MARK RUDMAN's books of poetry include The Couple (Wesleyan University Press, 2002), The Millennium Hotel (1995), Rider, which received The National Book Critics Circle Award for poetry (1994), and By Contraries: Selected Poems (National Poetry Foundation, 1989). He is also the author of several books of essays and translations. He has received awards from the Ingram Merrill Foundation, The Guggenheim Foundation, and The National Endowment of the Arts.

MICHAEL RYAN, professor of creative writing and literature at University of California-Irvine, is the author of three book of poetry, God Hunger (Penguin, 1989), In Winter (Holt, 1981), and Threats Instead of Trees (Yale University Press, 1974). His autobiography, Secret Life, was a New York Times Notable Book for 1995, and his collection of essays about poetry and writing, A Difficult Grace, was published in 2000 by the University of Georgia Press. His honors include the Lenore Marshall Poetry Prize, the Whiting Writers Award, and National Endowment for the Arts Fellowships.

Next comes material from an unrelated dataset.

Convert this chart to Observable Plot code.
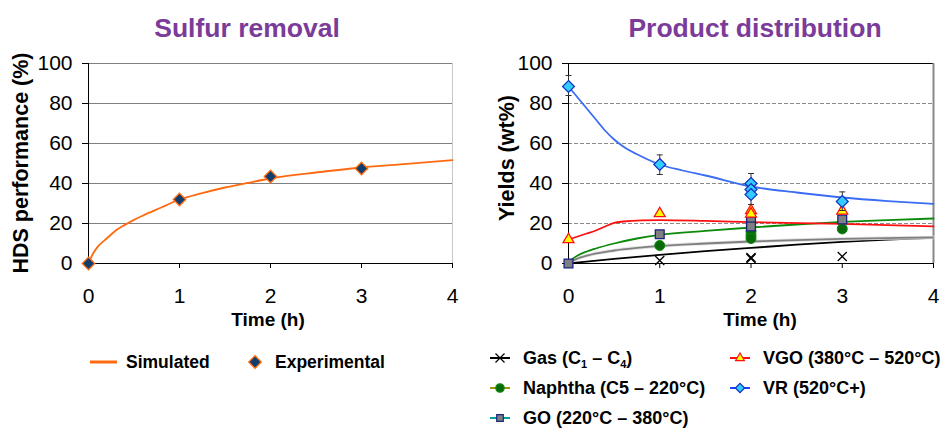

SONIA SANCHEZ is the author of more than a dozen books of poetry, including Shake Loose My Skin: New and Selected Poems (Beacon Press, 1999); Like the Singing Coming Off the Drums: Love Poems (1998); Does your house have lions? (1995), which was nominated for both the NAACP Image Award and the National Book Critics Circle Award; and homegirls & handgrenades (1984), which won an American Book Award from the Before Columbus Foundation. In 2001, she was awarded The Frost Medal from the Poetry Society of America. She lives in Philadelphia.

BRENDA SHAUGHNESSY is the author of Interior with Sudden Joy (Farrar, Straus & Giroux, 1999). Recently she has been a Bunting Fellow at the Radcliffe Institute for Advanced Study at Harvard University and a Japan/U.S. Friendship Commission Fellow. She lives in Brooklyn, NY.